The Albemarle Gallery is delighted to present an exhibition of works by three distinctive South Korean artists at Art Moorhouse. JHI, Jeong Woojae and Park Jieun are masters in their particular craft, each approaching the process of painting through their own entirely unique practice.
The works of Park Jieun are born from a combined fascination with travel and traditional Korean methods of painting. Revealing hidden cityscapes through windows of broad, expressive brushstrokes, Park Jieun evokes the subconscious emotions that are inspired by interactions with places. In these spaces, one can experience solitude or joy, can be drawn in by obsessions and linger as a guest in other cultures. The artist explores these urban landscapes, exposing them as fleeting glimpses seen through the potent lens of the brushstroke.

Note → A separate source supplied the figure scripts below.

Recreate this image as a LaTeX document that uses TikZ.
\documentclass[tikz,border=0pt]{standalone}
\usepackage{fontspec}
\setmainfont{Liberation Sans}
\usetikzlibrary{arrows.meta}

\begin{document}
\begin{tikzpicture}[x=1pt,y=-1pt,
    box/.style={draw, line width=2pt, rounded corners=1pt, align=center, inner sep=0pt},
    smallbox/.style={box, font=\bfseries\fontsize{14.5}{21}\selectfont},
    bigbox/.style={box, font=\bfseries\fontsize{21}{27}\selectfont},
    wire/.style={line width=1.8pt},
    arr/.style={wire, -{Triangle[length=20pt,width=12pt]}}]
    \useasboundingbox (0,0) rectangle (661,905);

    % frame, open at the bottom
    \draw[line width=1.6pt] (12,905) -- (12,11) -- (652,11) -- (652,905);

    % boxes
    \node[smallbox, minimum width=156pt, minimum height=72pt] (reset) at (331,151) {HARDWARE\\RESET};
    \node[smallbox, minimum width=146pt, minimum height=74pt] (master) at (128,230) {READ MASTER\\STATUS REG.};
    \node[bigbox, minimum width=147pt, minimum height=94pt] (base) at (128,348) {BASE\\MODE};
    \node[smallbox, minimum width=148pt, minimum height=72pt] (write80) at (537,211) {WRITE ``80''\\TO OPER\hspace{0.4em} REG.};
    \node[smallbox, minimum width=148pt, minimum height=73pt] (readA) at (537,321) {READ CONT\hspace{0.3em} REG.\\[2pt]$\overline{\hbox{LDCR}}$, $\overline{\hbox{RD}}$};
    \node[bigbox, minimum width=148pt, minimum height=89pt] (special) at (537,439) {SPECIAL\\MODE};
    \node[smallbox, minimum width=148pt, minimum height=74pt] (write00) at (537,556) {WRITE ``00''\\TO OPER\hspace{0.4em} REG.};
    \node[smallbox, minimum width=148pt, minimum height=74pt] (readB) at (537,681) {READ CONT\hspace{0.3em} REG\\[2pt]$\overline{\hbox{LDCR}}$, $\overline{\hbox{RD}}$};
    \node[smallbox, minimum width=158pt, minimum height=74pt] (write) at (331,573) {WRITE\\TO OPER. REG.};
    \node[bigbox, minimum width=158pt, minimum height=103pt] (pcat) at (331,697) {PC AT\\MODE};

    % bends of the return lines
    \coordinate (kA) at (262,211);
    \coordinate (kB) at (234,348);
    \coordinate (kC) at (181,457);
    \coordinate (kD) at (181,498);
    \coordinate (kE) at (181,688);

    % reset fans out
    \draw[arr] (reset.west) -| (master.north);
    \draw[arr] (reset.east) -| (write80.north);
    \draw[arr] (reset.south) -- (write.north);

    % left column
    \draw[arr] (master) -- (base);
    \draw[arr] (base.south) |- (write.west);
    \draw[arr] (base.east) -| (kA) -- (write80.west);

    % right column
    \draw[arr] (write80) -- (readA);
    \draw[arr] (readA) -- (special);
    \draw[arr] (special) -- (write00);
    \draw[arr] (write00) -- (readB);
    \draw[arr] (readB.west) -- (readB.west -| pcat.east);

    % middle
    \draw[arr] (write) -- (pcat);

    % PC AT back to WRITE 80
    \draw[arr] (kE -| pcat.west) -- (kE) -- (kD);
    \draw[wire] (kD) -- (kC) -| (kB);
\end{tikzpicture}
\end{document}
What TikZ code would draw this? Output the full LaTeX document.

At first, Jeong Woojae's paintings appear as charming and playful expressions of the harmonious relationship between humans and animals. The artist uses the symbol of the dog, playfully enlarged, to provide comfort and support in a world that is rife with societal pressure. In these photo-real paintings, the sizes of the girl and dog are reversed, emphasising the human need for nurture and protection.
South Korean artist JIHI creates mixed media images on panel which, at first glance, seem to be simple, graffiti-like characters. These humble forms combine to create an allegory full of highly implicit symbols. Complex concepts of personal interaction are reduced to patterns, a dialogue of colour and form. The worlds portrayed in these spaces echo with contemporary communication; shapes relay and repeat one another as if in conversation. They are functional and impersonal. Narrative is inferred and imagination aroused through short segments of text amongst the repeated symbols. Amorphous patterns of block colour cluster and disperse, as though reacting to each other as a person to a text message.